Like the Hutchison Port workers, the 680 workers were told of the closure by a text message from Woolworths. Woolworths is also retrenching 1,000 butchers from its supermarkets and pressuring apprentice butchers to accept “fast-track” apprenticeships.

By distancing itself from the Laverton strike, the NUW has sent a clear signal to the company and the government that no other NUW workers will be mobilised to support the striking workers. It is fully committed to enforcing the anti-strike provisions of the Fair Work Act, which was adopted by the previous federal Labor government, with the complete support of the entire trade union leadership.

The prominent presence of members of the pseudo-left Socialist Alternative at the picket, who vehemently defend the role of the NUW, is a further warning that a union sellout is being prepared. This group has a long record of assisting, and then seeking to justify, the NUW’s betrayals, including of a six-day strike and picket by Woolworths warehouse workers at Broadmeadows in late 2010. The union rammed through a settlement that included an effective wage cut for casuals.
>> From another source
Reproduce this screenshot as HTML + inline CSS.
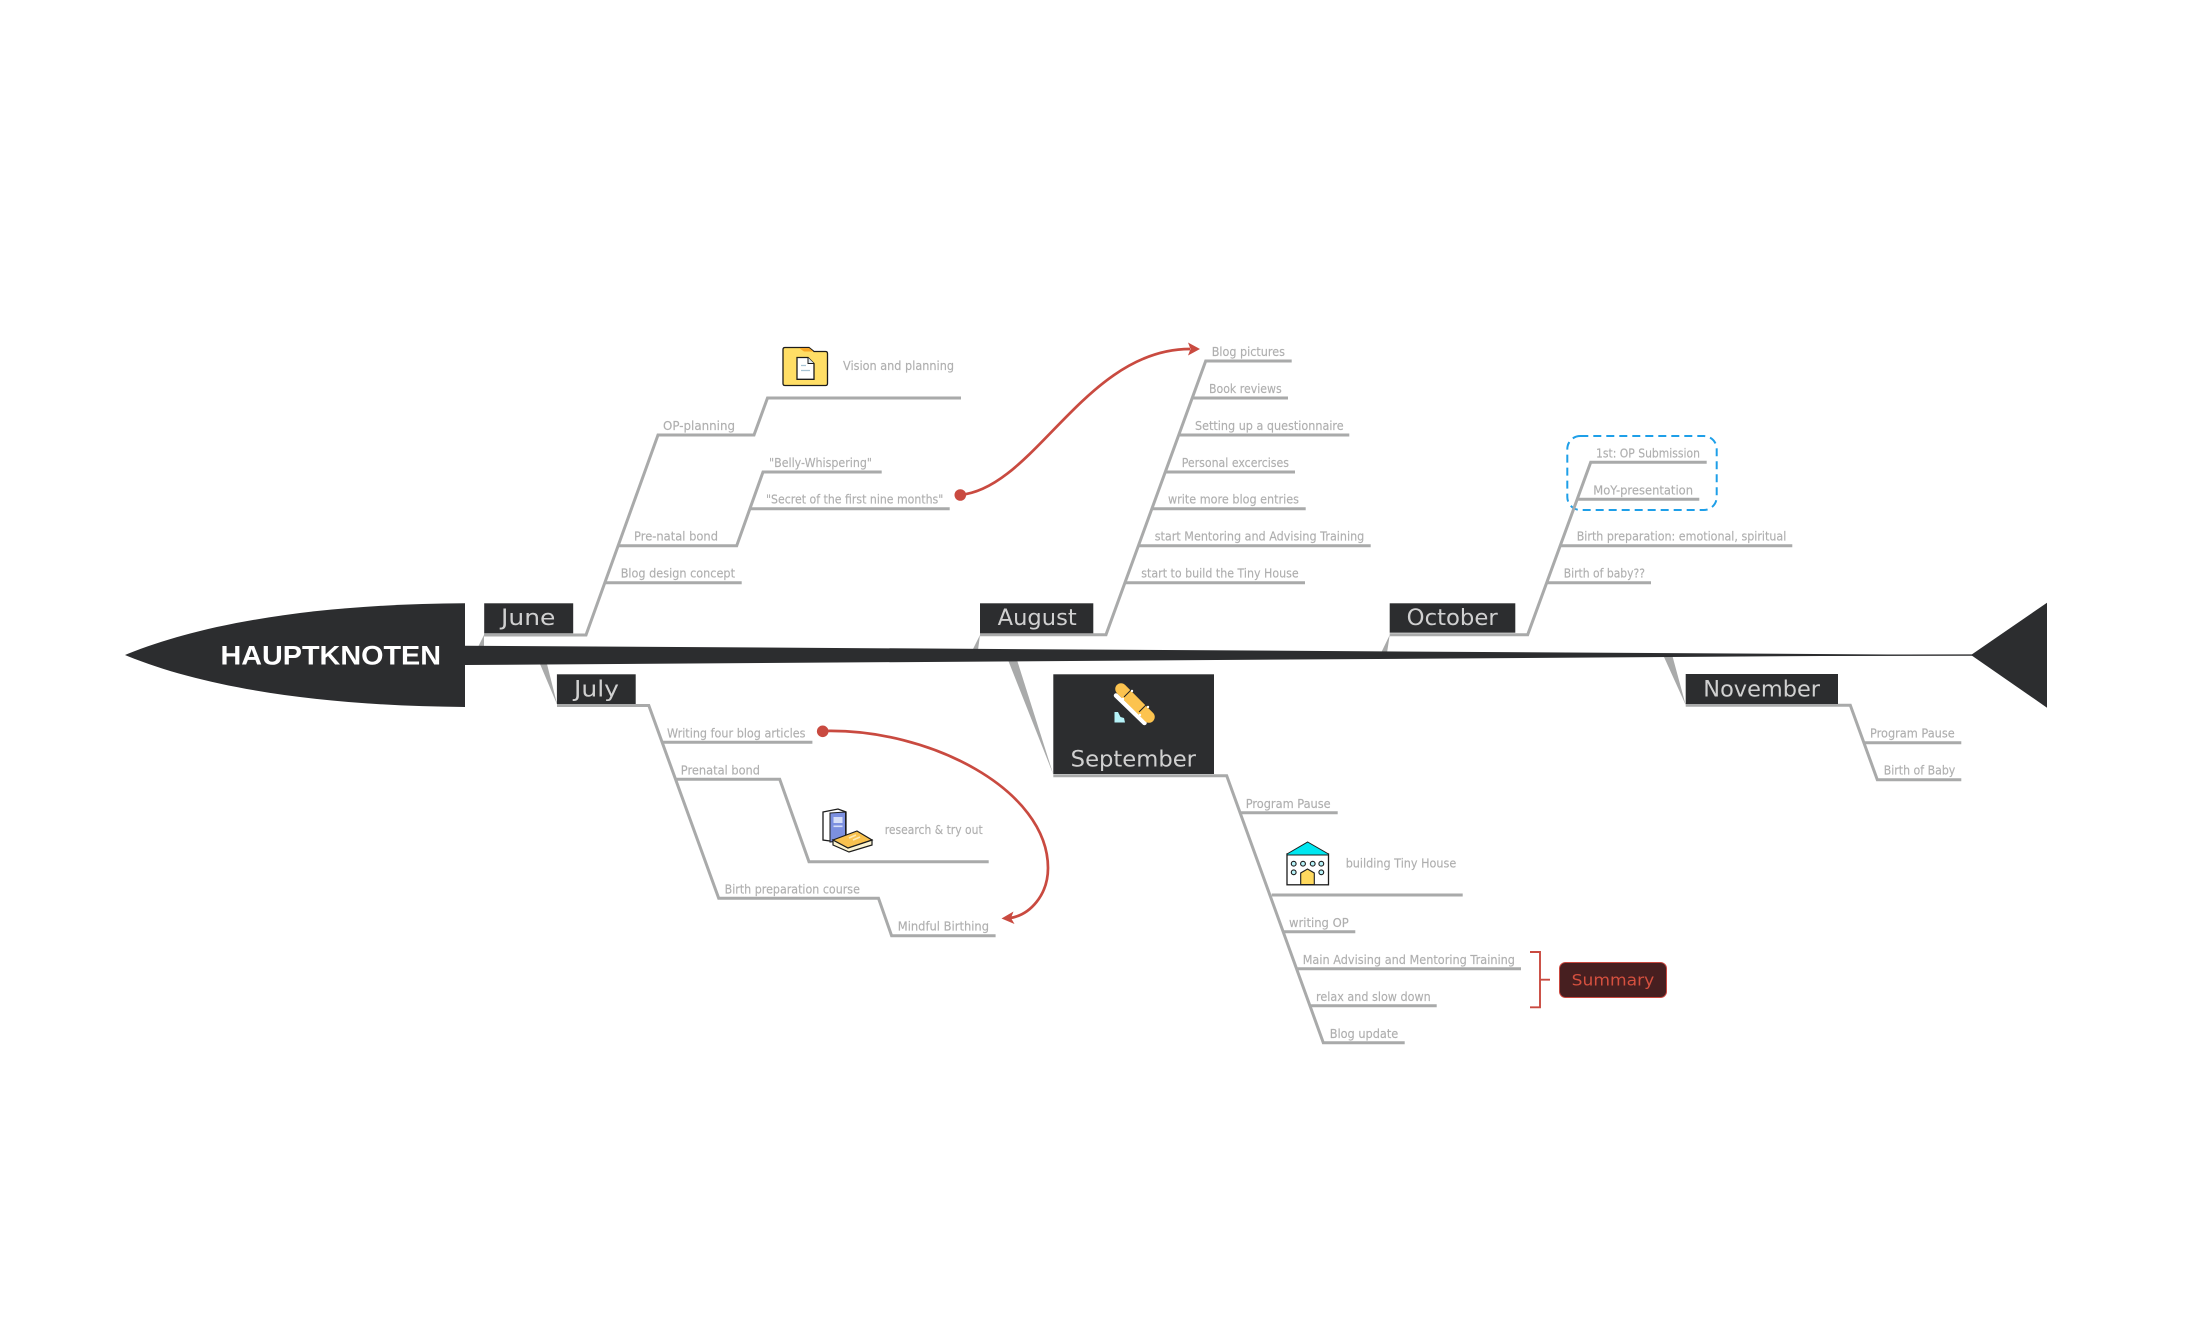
<!DOCTYPE html>
<html>
<head>
<meta charset="utf-8">
<title>HAUPTKNOTEN</title>
<style>
html,body{margin:0;padding:0;background:#fff;width:2190px;height:1323px;overflow:hidden}
svg{display:block}
text{font-family:"DejaVu Sans","Liberation Sans",sans-serif}
.i{font-size:12px;fill:#afafaf;stroke:#afafaf;stroke-width:.15px}
.m{font-size:22px;fill:#d0d0d0}
.l{fill:none;stroke:#a9aaaa;stroke-width:3;stroke-linejoin:miter}
.d{fill:#2c2d2f}
.w{fill:#a9aaaa}
</style>
</head>
<body>
<svg width="2190" height="1323" viewBox="0 0 2190 1323" xmlns="http://www.w3.org/2000/svg">
<rect width="2190" height="1323" fill="#fff"/>

<!-- wedges -->
<polygon class="w" points="484,635 478,647 484,647"/>
<polygon class="w" points="540,664 547,664 557.3,705"/>
<polygon class="w" points="980,635 972.5,650 978,650"/>
<polygon class="w" points="1008,660 1017,660 1053.5,775"/>
<polygon class="w" points="1389.7,635 1381,653 1387,653"/>
<polygon class="w" points="1664,657 1672.7,657 1685.7,705"/>

<!-- spine and head -->
<polygon class="d" points="465,645.7 465,665 1975,655"/>
<line x1="1780" y1="655.3" x2="1975" y2="655.1" stroke="#2c2d2f" stroke-width="1.4"/>
<path class="d" d="M125 655 C210 620 330 604 465 603.3 L465 707 C330 706 210 690 125 655 Z"/>
<polygon class="d" points="1971,655 2047,602.7 2047,707.7"/>
<text x="220.5" y="664.3" font-size="27" font-weight="700" fill="#fff" textLength="220.5" lengthAdjust="spacingAndGlyphs" style="font-family:'Liberation Sans',sans-serif">HAUPTKNOTEN</text>

<!-- June -->
<polyline class="l" points="484,635 586,635 658,435 754,435 767.5,398 961,398"/>
<polyline class="l" points="618,545.7 736.7,545.7 763,472 881.7,472"/>
<polyline class="l" points="750.7,508.7 949.7,508.7"/>
<polyline class="l" points="605,582.7 741.7,582.7"/>
<rect class="d" x="484.2" y="603.3" width="89" height="30"/>
<text class="m" x="501" y="625" textLength="54.4" lengthAdjust="spacingAndGlyphs">June</text>
<text class="i" x="843" y="370" textLength="111" lengthAdjust="spacingAndGlyphs">Vision and planning</text>
<text class="i" x="663" y="430" textLength="72" lengthAdjust="spacingAndGlyphs">OP-planning</text>
<text class="i" x="769" y="467" textLength="103" lengthAdjust="spacingAndGlyphs">"Belly-Whispering"</text>
<text class="i" x="766" y="503.5" textLength="177.3" lengthAdjust="spacingAndGlyphs">"Secret of the first nine months"</text>
<text class="i" x="634" y="540.5" textLength="84" lengthAdjust="spacingAndGlyphs">Pre-natal bond</text>
<text class="i" x="620.7" y="577.5" textLength="114.3" lengthAdjust="spacingAndGlyphs">Blog design concept</text>

<!-- folder icon -->
<path d="M785 347.5 H809 L814 351.5 H825.5 Q827.5 351.5 827.5 353.5 V383.5 Q827.5 385.5 825.5 385.5 H785 Q783 385.5 783 383.5 V349.5 Q783 347.5 785 347.5 Z" fill="#ffde66" stroke="#1c1c1c" stroke-width="1.3"/>
<path d="M799 348 H809 L813.5 351.5 H804 Z" fill="#f9a825"/>
<path d="M797 357.5 H808 L814 363.5 V379.3 H797 Z" fill="#fff" stroke="#1c1c1c" stroke-width="1.3"/>
<path d="M808 357.5 V363.5 H814" fill="#dfe9ef" stroke="#1c1c1c" stroke-width="1"/>
<path d="M801 365.5 H806 M801 370.5 H810" stroke="#a8c4d4" stroke-width="1.2"/>

<!-- July -->
<polyline class="l" points="557,705.5 648.8,705.5 718.7,898.3 878.5,898.3 891.6,935.7 995.6,935.7"/>
<polyline class="l" points="662.6,742.3 812.4,742.3"/>
<polyline class="l" points="676.3,779.3 779.7,779.3 809,861.7 988.7,861.7"/>
<rect class="d" x="556.9" y="674.3" width="78.8" height="29.7"/>
<text class="m" x="574" y="696.7" textLength="45" lengthAdjust="spacingAndGlyphs">July</text>
<text class="i" x="667" y="737.3" textLength="138.5" lengthAdjust="spacingAndGlyphs">Writing four blog articles</text>
<text class="i" x="680.8" y="774.3" textLength="79.2" lengthAdjust="spacingAndGlyphs">Prenatal bond</text>
<text class="i" x="884.7" y="834" textLength="98" lengthAdjust="spacingAndGlyphs">research &amp; try out</text>
<text class="i" x="724.6" y="893.3" textLength="135.3" lengthAdjust="spacingAndGlyphs">Birth preparation course</text>
<text class="i" x="897.8" y="930.3" textLength="91.2" lengthAdjust="spacingAndGlyphs">Mindful Birthing</text>

<!-- books icon -->
<path d="M823 812 L838 809 L846 812 V840 L830 841 L823 840 Z" fill="#fff" stroke="#1c1c1c" stroke-width="1.3"/>
<path d="M830 813 L845.5 812 V840 L830 842 Z" fill="#7c90e0" stroke="#1c1c1c" stroke-width="1"/>
<rect x="833.5" y="817" width="9" height="6" fill="#d6def8"/>
<rect x="833.5" y="825.5" width="9" height="1.6" fill="#d6def8"/>
<path d="M833 840 V845 L849 852 L872 845 V840 L848 848 Z" fill="#fbf3d0" stroke="#1c1c1c" stroke-width="1.2"/>
<path d="M833 840 L857 831 L872 840 L848 848 Z" fill="#f9c24e" stroke="#1c1c1c" stroke-width="1.2"/>
<path d="M849 838 L856 835 M853 840 L860 837" stroke="#fde9b4" stroke-width="1.6"/>

<!-- August -->
<polyline class="l" points="980,634.7 1106,634.7 1205.7,361 1291.7,361"/>
<polyline class="l" points="1192.7,398 1288,398"/>
<polyline class="l" points="1179.7,435 1349.3,435"/>
<polyline class="l" points="1166,472 1295,472"/>
<polyline class="l" points="1152.7,508.7 1305.7,508.7"/>
<polyline class="l" points="1139,545.7 1370.7,545.7"/>
<polyline class="l" points="1125.7,582.7 1305,582.7"/>
<rect class="d" x="980" y="603.3" width="113.3" height="30"/>
<text class="m" x="997.7" y="625" textLength="79" lengthAdjust="spacingAndGlyphs">August</text>
<text class="i" x="1211.7" y="356" textLength="73.3" lengthAdjust="spacingAndGlyphs">Blog pictures</text>
<text class="i" x="1209" y="393" textLength="72.7" lengthAdjust="spacingAndGlyphs">Book reviews</text>
<text class="i" x="1195" y="430" textLength="148.7" lengthAdjust="spacingAndGlyphs">Setting up a questionnaire</text>
<text class="i" x="1181.7" y="467" textLength="107.3" lengthAdjust="spacingAndGlyphs">Personal excercises</text>
<text class="i" x="1168" y="503.5" textLength="131" lengthAdjust="spacingAndGlyphs">write more blog entries</text>
<text class="i" x="1154.7" y="540.5" textLength="209.6" lengthAdjust="spacingAndGlyphs">start Mentoring and Advising Training</text>
<text class="i" x="1141.3" y="577.5" textLength="157.4" lengthAdjust="spacingAndGlyphs">start to build the Tiny House</text>

<!-- September -->
<polyline class="l" points="1053.3,775.7 1226.7,775.7 1323.3,1042.7 1404.7,1042.7"/>
<polyline class="l" points="1240.7,812.7 1337.7,812.7"/>
<polyline class="l" points="1271.7,895 1462.7,895"/>
<polyline class="l" points="1284,931.7 1355.3,931.7"/>
<polyline class="l" points="1297.3,968.7 1521,968.7"/>
<polyline class="l" points="1310.7,1005.7 1436.7,1005.7"/>
<rect class="d" x="1053.3" y="674.3" width="160.7" height="99.7"/>
<text class="m" x="1070.7" y="766.7" textLength="125.3" lengthAdjust="spacingAndGlyphs">September</text>
<!-- skateboard icon -->
<line x1="1116" y1="695.5" x2="1144.5" y2="723" stroke="#fff" stroke-width="4.5" stroke-linecap="round"/>
<line x1="1121" y1="689" x2="1149" y2="717" stroke="#fcc34f" stroke-width="11.5" stroke-linecap="round"/>
<path d="M1124 697 L1131 690 M1139 712 L1146 705" stroke="#222" stroke-width="1"/>
<circle cx="1132" cy="691" r="1.2" fill="#fff"/><circle cx="1123" cy="699" r="1.2" fill="#fff"/>
<circle cx="1148" cy="707" r="1.2" fill="#fff"/><circle cx="1140" cy="715" r="1.2" fill="#fff"/>
<polygon points="1114.5,712 1118,712 1120.5,717 1124,718 1125,722.5 1114.5,722.5" fill="#b6f2f8"/>
<text class="i" x="1245.7" y="808" textLength="85" lengthAdjust="spacingAndGlyphs">Program Pause</text>
<text class="i" x="1345.7" y="867.3" textLength="110.6" lengthAdjust="spacingAndGlyphs">building Tiny House</text>
<text class="i" x="1289" y="927" textLength="59.7" lengthAdjust="spacingAndGlyphs">writing OP</text>
<text class="i" x="1302.7" y="964" textLength="212.3" lengthAdjust="spacingAndGlyphs">Main Advising and Mentoring Training</text>
<text class="i" x="1316" y="1001" textLength="114.7" lengthAdjust="spacingAndGlyphs">relax and slow down</text>
<text class="i" x="1329.7" y="1038" textLength="68.6" lengthAdjust="spacingAndGlyphs">Blog update</text>

<!-- house icon -->
<rect x="1287" y="854" width="41.5" height="30.8" fill="#fff" stroke="#1c1c1c" stroke-width="1.3"/>
<polygon points="1307.7,842 1328.5,854 1328.5,855 1287,855 1287,854" fill="#00e7f0" stroke="#1c1c1c" stroke-width="1"/>
<g fill="#b6f2f8" stroke="#1c1c1c" stroke-width="1.1">
<circle cx="1293.7" cy="863.7" r="2.4"/><circle cx="1303" cy="863.7" r="2.4"/><circle cx="1312.7" cy="863.7" r="2.4"/><circle cx="1321.3" cy="863.7" r="2.4"/>
<circle cx="1293.7" cy="872.3" r="2.4"/><circle cx="1321.3" cy="872.3" r="2.4"/>
</g>
<path d="M1300.7 884.5 V873 L1307.5 869 L1314.3 873 V884.5 Z" fill="#ffd95e" stroke="#1c1c1c" stroke-width="1.1"/>

<!-- Summary -->
<path d="M1530 952 H1540 V1007.3 H1530 M1540 979.7 H1550" fill="none" stroke="#c94a40" stroke-width="1.9"/>
<rect x="1559.5" y="962.5" width="107" height="35" rx="6" ry="6" fill="#471f20" stroke="#c9473f" stroke-width="1"/>
<text x="1571.7" y="985.5" font-size="16" fill="#d5503f" textLength="82.6" lengthAdjust="spacingAndGlyphs">Summary</text>

<!-- October -->
<rect x="1567.3" y="436" width="149.4" height="74" rx="13" ry="13" fill="none" stroke="#1e9fe8" stroke-width="2" stroke-dasharray="8 5"/>
<polyline class="l" points="1389.7,634.7 1527.7,634.7 1590.7,462.3 1706.7,462.3"/>
<polyline class="l" points="1577.3,499.3 1699.3,499.3"/>
<polyline class="l" points="1560.7,545.7 1792.3,545.7"/>
<polyline class="l" points="1547,582.7 1651,582.7"/>
<rect class="d" x="1389.7" y="603.3" width="125.6" height="29.4"/>
<text class="m" x="1406.7" y="625" textLength="91" lengthAdjust="spacingAndGlyphs">October</text>
<text class="i" x="1596" y="457.3" textLength="104" lengthAdjust="spacingAndGlyphs">1st: OP Submission</text>
<text class="i" x="1593.3" y="494.3" textLength="99.7" lengthAdjust="spacingAndGlyphs">MoY-presentation</text>
<text class="i" x="1576.7" y="540.7" textLength="209.6" lengthAdjust="spacingAndGlyphs">Birth preparation: emotional, spiritual</text>
<text class="i" x="1563.7" y="577.7" textLength="81.3" lengthAdjust="spacingAndGlyphs">Birth of baby??</text>

<!-- November -->
<polyline class="l" points="1685.7,705.3 1850.3,705.3 1877.3,779.7 1961.3,779.7"/>
<polyline class="l" points="1864,742.7 1961.3,742.7"/>
<rect class="d" x="1685.7" y="674" width="152.3" height="30"/>
<text class="m" x="1703.3" y="696.7" textLength="116.7" lengthAdjust="spacingAndGlyphs">November</text>
<text class="i" x="1870" y="737.7" textLength="84.7" lengthAdjust="spacingAndGlyphs">Program Pause</text>
<text class="i" x="1883.7" y="774.7" textLength="71.6" lengthAdjust="spacingAndGlyphs">Birth of Baby</text>

<!-- red relationships -->
<path d="M960 495 C1035 488 1085 349 1190 349" fill="none" stroke="#c94a40" stroke-width="2.7"/>
<circle cx="960.3" cy="495" r="5.8" fill="#c94a40"/>
<polygon points="1200,349 1188,342.5 1190.5,349 1188,355.5" fill="#c94a40"/>
<path d="M823 731 C930 728 1048 790 1048 868 C1048 895 1030 915 1010 918" fill="none" stroke="#c94a40" stroke-width="2.7"/>
<circle cx="822.7" cy="731.3" r="5.8" fill="#c94a40"/>
<polygon points="1001.5,918.5 1013.5,911.5 1011,918 1014.5,924" fill="#c94a40"/>
</svg>
</body>
</html>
In 2011–12, the NUW, backed by the Australian Council of Trade Unions (ACTU), and supported by the pseudo-left groups, sold out a five-week strike by Swift cold storage workers, also in Melbourne, resulting in a further deterioration of their pay and conditions.

In July 2012, the NUW shut down a two-week strike and 24-hour picket by hundreds of warehouse workers in northern Melbourne, at a Toll Holdings-operated distribution centre for supermarket giant Coles. After deliberately isolating and wearing down the workers, while allowing Coles to avoid any significant disruption to its business by stepping up operations in other warehouses, the NUW rammed through a regressive EBA that met none of the workers’ central demands.

The workers at Laverton can defend their interests only by making a conscious political break from the NUW and the rest of the trade union apparatus, which has operated as an industrial police force against the working class for decades. The strikers need to form new organisations of struggle, such as rank and file committees, and turn out to unite with other sections of workers in Australia and internationally, all of whom are facing similar attacks.

This requires the rejection of the big business program of the unions and the Labor Party, and a turn to a socialist perspective, based on the fight for a workers’ government, including to nationalise the food industry and other basic industries under democratic workers’ control, for the benefit of working people, not the wealthy corporate elite.